There is a story in the Hebrew Scriptures of how human beings desired to work together to engineer a glorious monument to themselves. As they worked on it, differences of language began to divide them: they couldn’t understand one another and it was never completed. Instead the ruin of Babel became a monument to human pride and folly and gave us a word for confused speech.

While language divides, it can also unite. The congregation I serve has been blessed by the presence of international students, one of whom graduates here today. From time to time we have asked them to teach us a song in their language not only as a symbol of the unity of our faith, but as a sign that across the globe we are one human race. We still stumble with the Babel effect, but this small step opens our spirits to the unity of humanity within its obvious diversity.

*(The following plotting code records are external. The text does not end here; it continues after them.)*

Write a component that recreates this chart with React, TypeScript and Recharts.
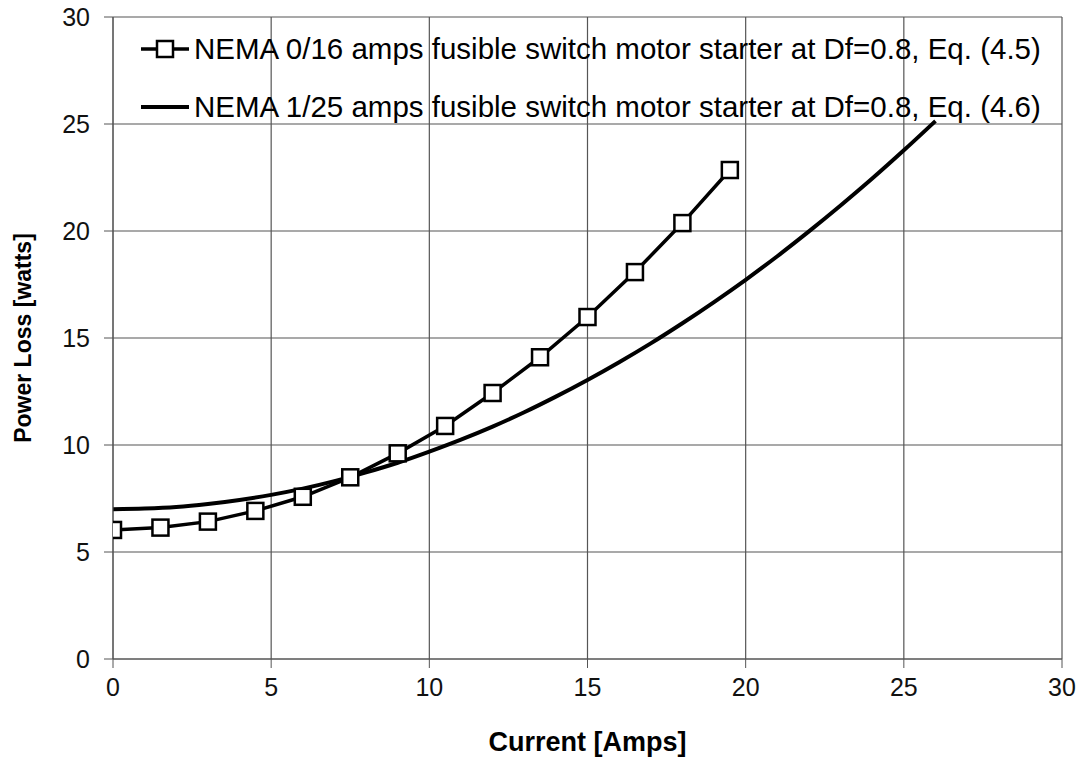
import { CartesianGrid, Line, LineChart, XAxis, YAxis } from "recharts";

// NEMA 0/16 starter, Eq. (4.5) - measured points
const currentA = [0, 1.5, 3, 4.5, 6, 7.5, 9, 10.5, 12, 13.5, 15, 16.5, 18, 19.5];
const lossA = [6.03, 6.14, 6.42, 6.92, 7.58, 8.49, 9.61, 10.89, 12.43, 14.1, 15.98, 18.08, 20.37, 22.85];

// NEMA 1/25 starter, Eq. (4.6) - smooth curve
const currentB = [0, 1, 2, 3, 4, 5, 6, 7, 8, 9, 10, 11, 12, 13, 14, 15, 16, 17, 18, 19, 20, 21, 22, 23, 24, 25, 26];
const lossB = [
  7.0, 7.03, 7.1, 7.24, 7.43, 7.67, 7.96, 8.31, 8.72, 9.17, 9.69, 10.25, 10.86, 11.53, 12.26, 13.04, 13.87,
  14.75, 15.69, 16.68, 17.72, 18.82, 19.98, 21.19, 22.45, 23.77, 25.14,
];

const xTicks = [0, 5, 10, 15, 20, 25, 30];
const yTicks = [0, 5, 10, 15, 20, 25, 30];

const nameA = "NEMA 0/16 amps fusible switch motor starter at Df=0.8, Eq. (4.5)";
const nameB = "NEMA 1/25 amps fusible switch motor starter at Df=0.8, Eq. (4.6)";

const dataA = currentA.map((x, i) => ({ x, y: lossA[i] }));
const dataB = currentB.map((x, i) => ({ x, y: lossB[i] }));

const font = "'Liberation Sans', Arial, sans-serif";

function SquareDot(props: any) {
  const { cx, cy, index } = props;
  if (cx == null || cy == null) return null;
  return <rect key={index} x={cx - 8} y={cy - 8} width={16} height={16} fill="#fff" stroke="#000" strokeWidth={2.5} />;
}

// legend sits inside the plot, top-left, like the original
function LegendBox() {
  return (
    <div
      style={{
        position: "absolute",
        left: 139,
        top: 32,
        fontFamily: font,
        fontSize: 29.5,
        color: "#000",
        lineHeight: "34px",
        whiteSpace: "nowrap",
        pointerEvents: "none",
      }}
    >
      <div style={{ display: "flex", alignItems: "center", height: 34 }}>
        <svg width={52} height={30} style={{ marginRight: 3 }}>
          <line x1={2} y1={15} x2={50} y2={15} stroke="#000" strokeWidth={3.5} />
          <rect x={18} y={7} width={16} height={16} fill="#fff" stroke="#000" strokeWidth={2.5} />
        </svg>
        <span>{nameA}</span>
      </div>
      <div style={{ display: "flex", alignItems: "center", height: 34, marginTop: 24 }}>
        <svg width={52} height={30} style={{ marginRight: 3 }}>
          <line x1={2} y1={15} x2={50} y2={15} stroke="#000" strokeWidth={4} />
        </svg>
        <span>{nameB}</span>
      </div>
    </div>
  );
}

export default function App() {
  return (
    <div style={{ position: "absolute", left: 0, top: 0, width: 1082, height: 759, background: "#fff" }}>
      <LineChart width={1082} height={759} margin={{ top: 17, right: 20, left: 0, bottom: 0 }}>
        <CartesianGrid stroke="#555" strokeWidth={1.2} />
        <XAxis
          dataKey="x"
          type="number"
          domain={[0, 30]}
          ticks={xTicks}
          allowDataOverflow
          height={100}
          tickSize={9}
          tickMargin={10}
          stroke="#555"
          tick={{ fontFamily: font, fontSize: 25, fill: "#111" }}
          label={{
            value: "Current [Amps]",
            position: "insideBottom",
            offset: 8,
            style: { fontFamily: font, fontSize: 27, fontWeight: "bold", fill: "#000" },
          }}
        />
        <YAxis
          type="number"
          domain={[0, 30]}
          ticks={yTicks}
          width={113}
          tickSize={9}
          tickMargin={14}
          stroke="#555"
          tick={{ fontFamily: font, fontSize: 25, fill: "#111" }}
          label={{
            value: "Power Loss [watts]",
            angle: -90,
            position: "insideLeft",
            offset: 23,
            style: { textAnchor: "middle", fontFamily: font, fontSize: 23, fontWeight: "bold", fill: "#000" },
          }}
        />
        <Line
          data={dataB}
          dataKey="y"
          name={nameB}
          type="monotone"
          stroke="#000"
          strokeWidth={4}
          dot={false}
          isAnimationActive={false}
        />
        <Line
          data={dataA}
          dataKey="y"
          name={nameA}
          type="linear"
          stroke="#000"
          strokeWidth={3.5}
          dot={<SquareDot />}
          isAnimationActive={false}
        />
      </LineChart>
      <LegendBox />
    </div>
  );
}
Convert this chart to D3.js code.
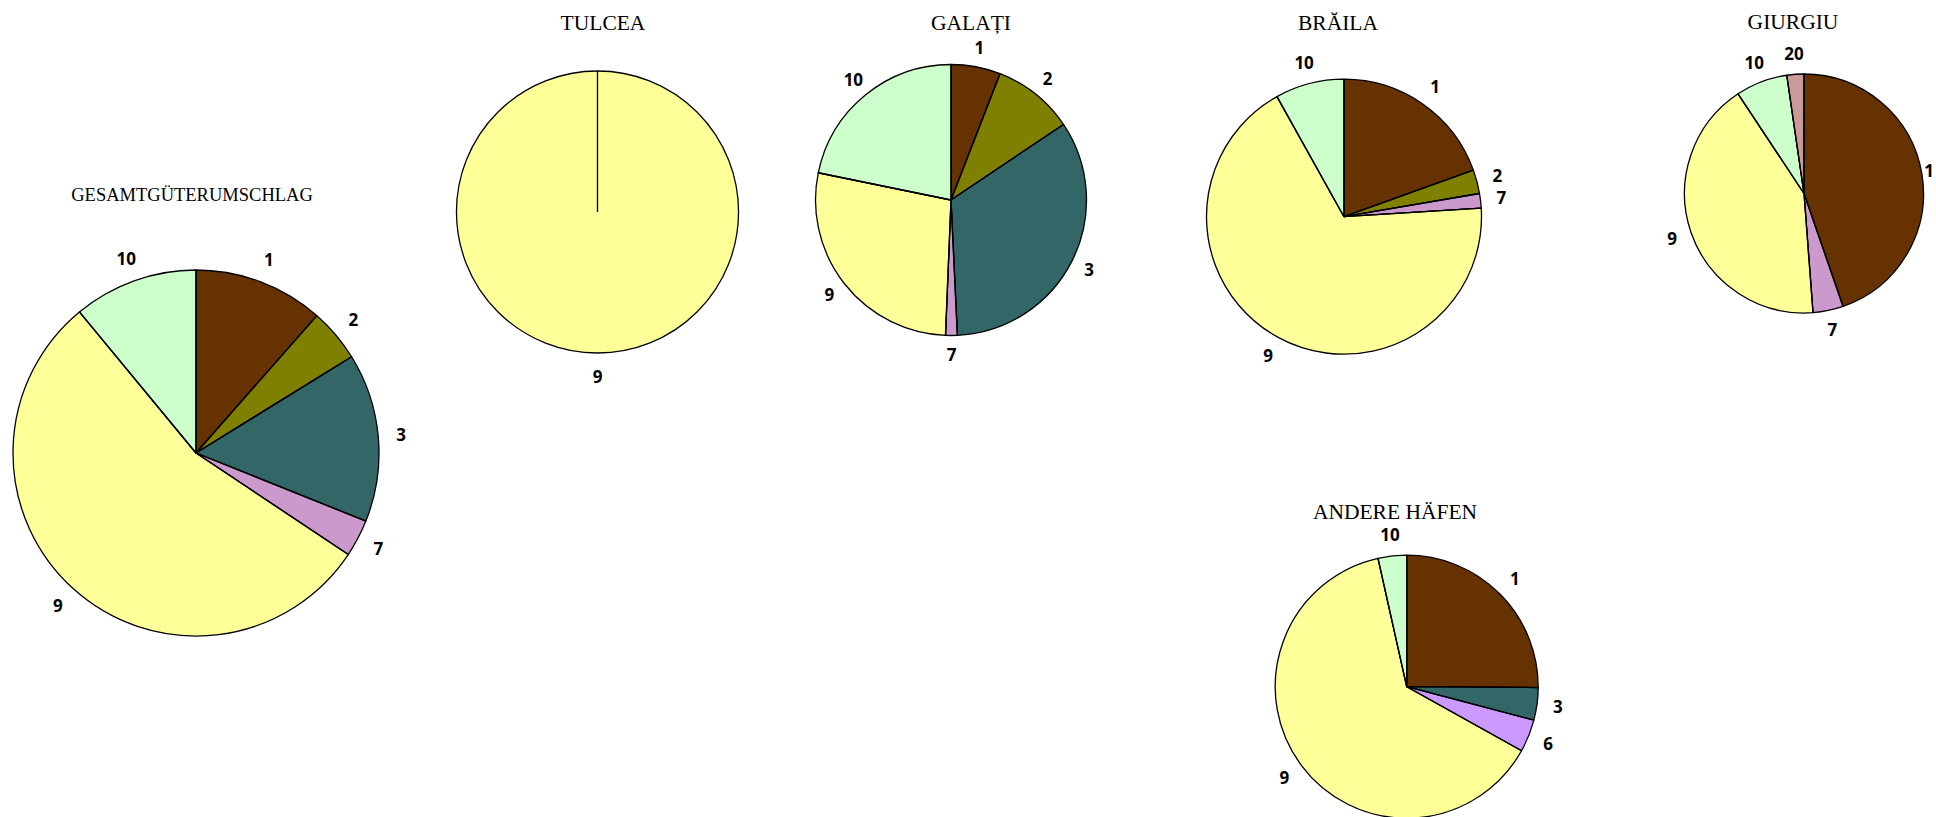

Whatever language, computer or human, you use to communicate, whatever art or science, there is always the danger of project failure through misunderstanding. But there is also the possibility of success and cultural enrichment when understanding takes place across the language divides. On the threshold of your post-graduate life, I invite you to work for that success not only for the good of your company or institution, but for the good of the world. Please do not use your language as a tool of conflict, conventional or cyber. Perhaps the first sentence that our post-Babel communication needs to express is, ‘I come in peace’… and mean it.